I get that the club isn't quite playing up to expectations. It's a team that was expected to walk away with the National League Central Division crown and make it back to the World Series. Instead it's floating around the .500 mark with mixed signals about whether the team is getting its act together.
But, contrary to the opinions of the fair weather folks, it's not quite time to declare the 2014 season dead.
The baseball season is a long one. Usually slumps are hidden somewhere in the middle. Unfortunately for the Cardinals, they stumbled right out of the gate, so their blemishes are a bit more conspicuous. The team won the World Series in 2011. But it wasn't playing as well as the current club is now during the middle of that season. The Birds were 24-28 in the months of June and July and late in July they were as far back in the standings as third place.
So let's try to back off the calls for manager Mike Matheny or hitting coach John Mabry to be fired.
I was a bit perplexed by the Matheny hire in 2012 simply because he had no experience as a manager. But he has made it to at least the seventh game of the National League Championship in both seasons he has been the skipper. We knew it was going to be something of an on-the-job training session. And everyone raved about how much the skipper improved last year over his first. But now that the team is in second place he's a bum and a fool?

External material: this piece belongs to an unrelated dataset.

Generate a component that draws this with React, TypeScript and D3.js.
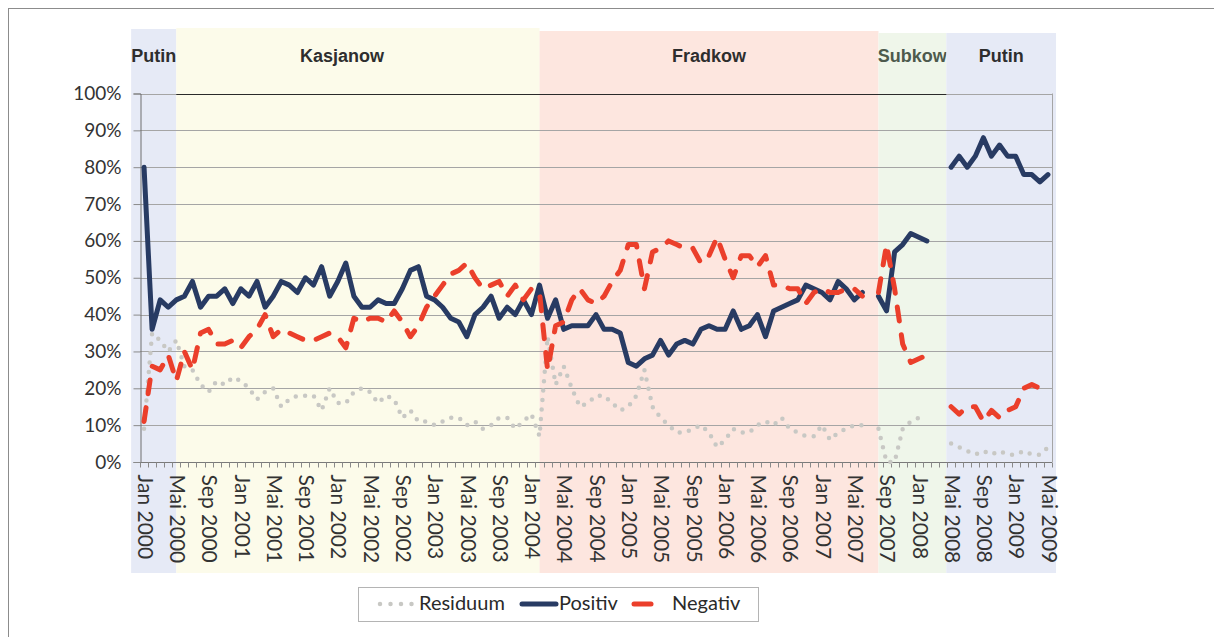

I saw a thread of comments Monday that alleged "the Cardinals will never hit with John Mabry as the hitting coach." Well, that makes no sense. Mabry was the hitting coach last season when the St. Louis offense set all sorts of records for scoring runs. What has changed in the offensive approach?
While the core is the same, the Cardinals lost their right fielder, their ace and team leader and a highly-decorated World Series veteran over the winter. It's not unusual for a team to take some time to become synchronized and start playing to its full potential.
Let's not forget, the parts and pieces are all there. The Redbirds still have a very deep pitching staff plus several potent bats. The numbers of Allen Craig, Jhonny Peralta and Mark Ellis have been on the rise lately. If they were all hot right now we'd be warning ourselves that it is inevitable that they would come back to earth. So look at it from the other side: It's more than likely that these guys who are performing below their career expectations will turn things around and get back to par.
There is nobody on this team who is struggling who is old enough or injured enough to justify his current funk. It's a matter of timing and mechanics. Sooner or later, it will all come together. I believe it's going to be sooner.
The Cardinals' pitching is good enough to believe that if this club gets any sort of consistent offense that it's going to win a lot of ballgames. And the talent is only going to get better with Jason Motte and Jaime Garcia on the mend from injury and Oscar Taveras bucking for a promotion for Class AAA to the big leagues.
There is more than enough talent there to make a run with what the club has in house -- or to make a trade for some offensive help. (I think this club would be better both offensively and defensively if it could find a shortstop with better range and then return Matt Carpenter to second base so Jhonny Peralta could play third.
There are still a lot of cards to play. And this team holds a winning hand.